WHAT YOU ARE ASKED TO DO
Only the lines from the start of the data through the line with "plt.rcParams['font.family'] = ['Liberation" belong in the copy. Restate them word for word, minus the pictures.

DATA PROVIDED
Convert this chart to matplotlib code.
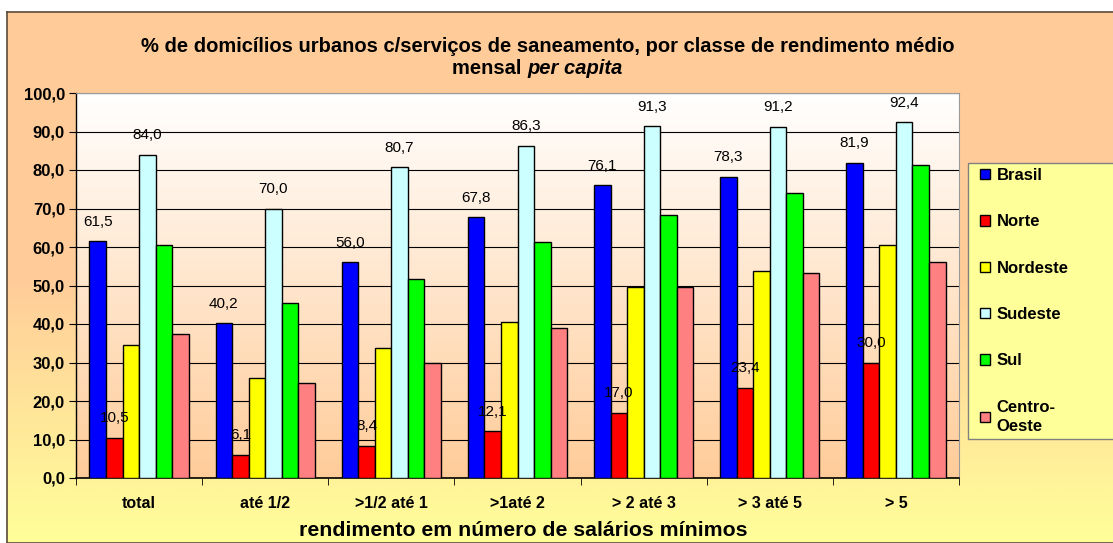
import numpy as np
import matplotlib.pyplot as plt
from matplotlib.colors import LinearSegmentedColormap
from matplotlib.patches import Rectangle, Patch

plt.rcParams['font.family'] = ['Liberation Sans', 'DejaVu Sans']

# Dados
categorias = ["total", "até 1/2", ">1/2 até 1", ">1até 2", "> 2 até 3", "> 3 até 5", "> 5"]
regioes = ["Brasil", "Norte", "Nordeste", "Sudeste", "Sul", "Centro-\nOeste"]
brasil = [61.5, 40.2, 56.0, 67.8, 76.1, 78.3, 81.9]
norte = [10.5, 6.1, 8.4, 12.1, 17.0, 23.4, 30.0]
nordeste = [34.5, 26.0, 33.8, 40.6, 49.6, 53.7, 60.5]
sudeste = [84.0, 70.0, 80.7, 86.3, 91.3, 91.2, 92.4]
sul = [60.5, 45.5, 51.6, 61.3, 68.2, 73.9, 81.2]
centro_oeste = [37.5, 24.8, 30.0, 39.0, 49.6, 53.3, 56.0]
series = [brasil, norte, nordeste, sudeste, sul, centro_oeste]
cores = ["#0000FF", "#FF0000", "#FFFF00", "#CCFFFF", "#00FF00", "#FF8080"]
com_rotulo = [True, True, False, True, False, False]

W, H = 1113, 543
fig = plt.figure(figsize=(W/100, H/100), dpi=100)

# fundo da figura (gradiente laranja -> amarelo)
bg = fig.add_axes([7/W, 0, 1, 1 - 12/H], zorder=-10)
grad = np.linspace(0, 1, 256).reshape(-1, 1)
cmap_bg = LinearSegmentedColormap.from_list("bg", ["#FFCC99", "#FFCC99", "#FFFF99"])
bg.imshow(grad, aspect="auto", cmap=cmap_bg, extent=[0, 1, 0, 1], origin="upper")
bg.set_xlim(0, 1)
bg.set_ylim(0, 1)
for s in bg.spines.values():
    s.set_color("#5a4a3a")
    s.set_linewidth(1.2)
bg.set_xticks([])
bg.set_yticks([])

# área do gráfico
left, right, top, bottom = 76, 959, 93, 478
ax = fig.add_axes([left/W, 1 - bottom/H, (right-left)/W, (bottom-top)/H])
ax.set_facecolor("none")
cmap_pa = LinearSegmentedColormap.from_list("pa", ["#FFFFFF", "#FFCC99"])
ax.imshow(grad, aspect="auto", cmap=cmap_pa, extent=[-0.5, len(categorias) - 0.5, 0, 100],
          origin="upper", zorder=0)

x = np.arange(len(categorias))
w = 0.131
for i, (vals, cor) in enumerate(zip(series, cores)):
    pos = x + (i - 2.5) * w
    ax.bar(pos, vals, width=w, color=cor, edgecolor="black", linewidth=1, zorder=3)
    if com_rotulo[i]:
        for px, v in zip(pos, vals):
            ax.annotate(f"{v:.1f}".replace(".", ","), (px, v), xytext=(0, 14),
                        textcoords="offset points", ha="center", va="center",
                        fontsize=11, zorder=4)

ax.set_xlim(-0.5, len(categorias) - 0.5)
ax.set_ylim(0, 100)
yt = np.arange(0, 101, 10)
ax.set_yticks(yt)
ax.set_yticklabels([f"{v:.1f}".replace(".", ",") for v in yt], fontsize=12, fontweight="bold")
ax.yaxis.grid(True, color="black", linewidth=0.8, zorder=1)
ax.set_axisbelow(True)
ax.set_xticks(x)
ax.set_xticklabels(categorias, fontsize=11.5, fontweight="bold")
ax.set_xticks(np.arange(-0.5, len(categorias)), minor=True)
ax.tick_params(axis="x", which="major", length=0, pad=13)
ax.tick_params(axis="x", which="minor", length=5, color="black")
ax.tick_params(axis="y", length=5, color="black", pad=3)
ax.spines["left"].set_color("black")
ax.spines["bottom"].set_color("black")
ax.spines["left"].set_linewidth(1)
ax.spines["bottom"].set_linewidth(1.2)
ax.spines["top"].set_color("#999999")
ax.spines["right"].set_color("#999999")
fig.text(523/W, 1 - 531/H, "rendimento em número de salários mínimos", ha="center", va="center",
         fontsize=15.3, fontweight="bold")

# título
fig.text(548/W, 1 - 47/H, "% de domicílios urbanos c/serviços de saneamento, por classe de rendimento médio",
         ha="center", va="center", fontsize=14.5, fontweight="bold")
t1 = fig.text(452/W, 1 - 68/H, "mensal ", ha="left", va="center", fontsize=14.5, fontweight="bold")
ax.annotate("per capita", xy=(1, 0), xycoords=t1, va="bottom", ha="left",
            fontsize=14.5, fontweight="bold", style="italic", annotation_clip=False)

# legenda
fig.patches.append(Rectangle((968/W, 1 - 439/H), 0.2, (439 - 163)/H, transform=fig.transFigure,
                             facecolor="#FFFF99", edgecolor="#808080", linewidth=1, zorder=-5))
handles = [Patch(facecolor=c, edgecolor="black", label=r) for c, r in zip(cores, regioes)]
leg = fig.legend(handles=handles, loc="upper left", bbox_to_anchor=(980/W, 1 - 168/H),
                 frameon=False, labelspacing=1.88, handlelength=0.6, handleheight=0.6,
                 handletextpad=0.4, borderpad=0, borderaxespad=0,
                 prop={"weight": "bold", "size": 12})
leg.get_texts()[-1].set_linespacing(1.4)

fig.savefig("out.png", dpi=100)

ANSWER BELOW
Convert this chart to matplotlib code.
import numpy as np
import matplotlib.pyplot as plt
from matplotlib.colors import LinearSegmentedColormap
from matplotlib.patches import Rectangle, Patch

plt.rcParams['font.family'] = ['Liberation Sans', 'DejaVu Sans']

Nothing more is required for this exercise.